Prof. Louise Richardson said the British reaction to atrocities was more "resilient" than the American response to 9/11. (Image source: YouTube)

The incoming vice chancellor of Oxford University and who once recommended opening negotiations with Al Qaeda said she believes the U.S. overreacted to the 9/11 attacks, comparing the American response with the more “resilient” British who have historically experienced atrocities on their soil.

Prof. Louise Richardson said the British reaction to atrocities was more "resilient" than the American response to 9/11. (Image source: YouTube)

“I have to say the British population in the course of the Troubles and violence in Northern Ireland proved really quite resilient I think – far more so than the U.S. and the scale of the reaction and overreaction in the U.S. to the 9/11 atrocity,” professor and terrorism expert Louise Richardson said Monday , according to Britain’s Daily Mail.

“This was a reflection of the fact that this was a such a new experience for the U.S.,” she said.

The Northern Ireland conflict of the late 20th century is commonly referred to in the U.K. as the Troubles.

The professor said nurturing a “resilient population” is key to counterterrorism efforts.

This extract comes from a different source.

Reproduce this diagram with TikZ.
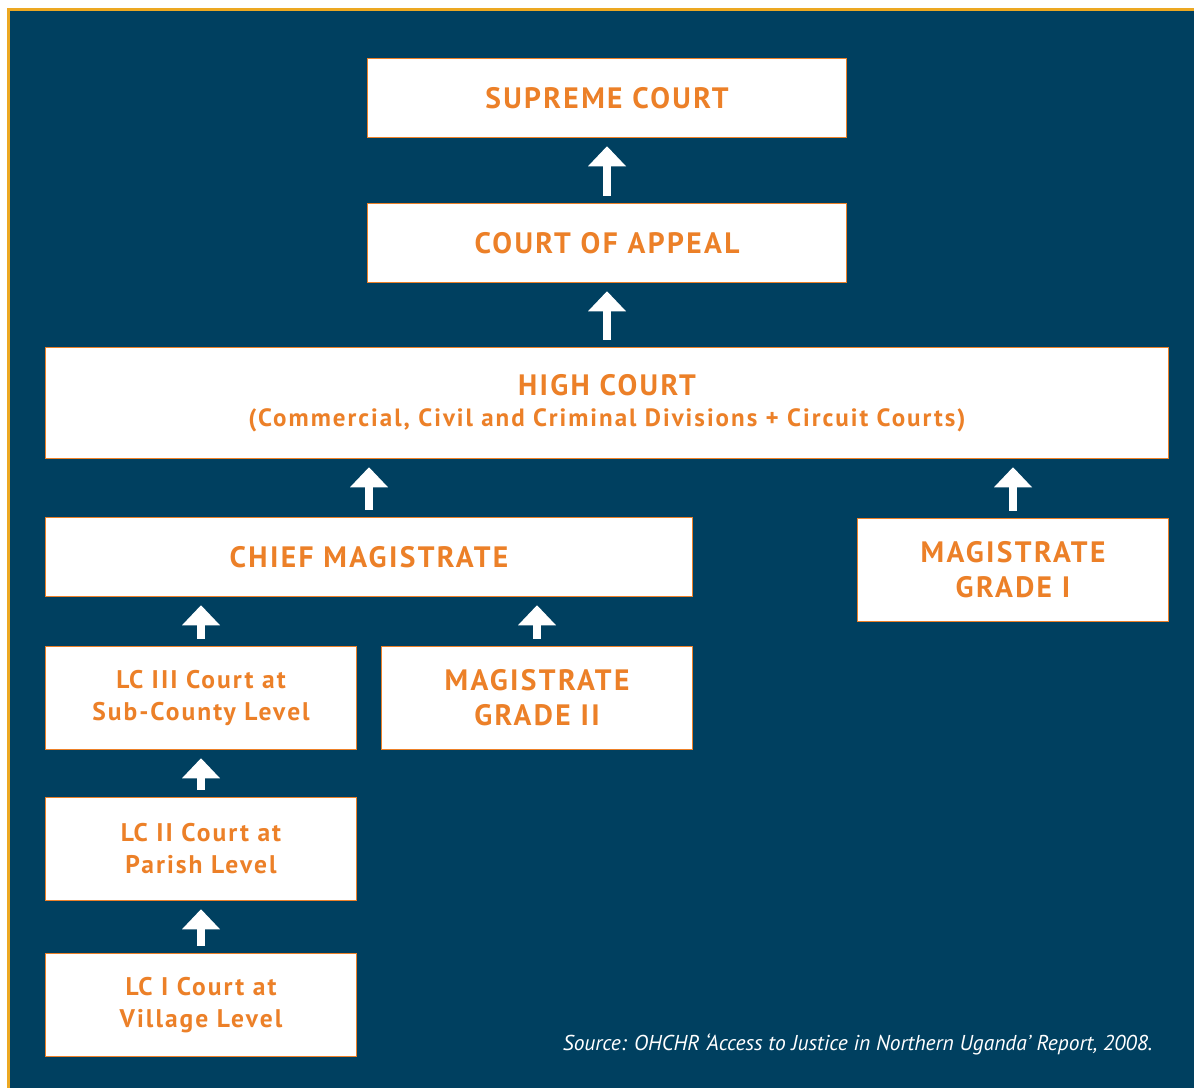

"The whole genius of terrorism is to have a greater psychological impact,” Richardson said at a British Council conference in London. "The reason random attacks have so much more impact is that if nobody is chosen, nobody is safe and the fear is much more widespread. I think central to any counterterrorism campaign should be a resilient population.”

The Irish-born Richardson once wrote that she would have joined the IRA “in a heartbeat” when she was a teenager, but her mother locked her in her bedroom to keep her away from a protest march, and she later concluded on her own that political violence was wrong.

According to a New York Times review of her 2006 book, “What Terrorists Want: Understanding the Enemy, Containing the Threat,” Richardson recommended the U.S. open secret negotiations with top Al Qaeda leader Ayman al-Zawahri.

Richardson in 2009 told the Financial Times, “Terrorism is a tactic … and terror is an emotion. It makes no sense to declare war on either.”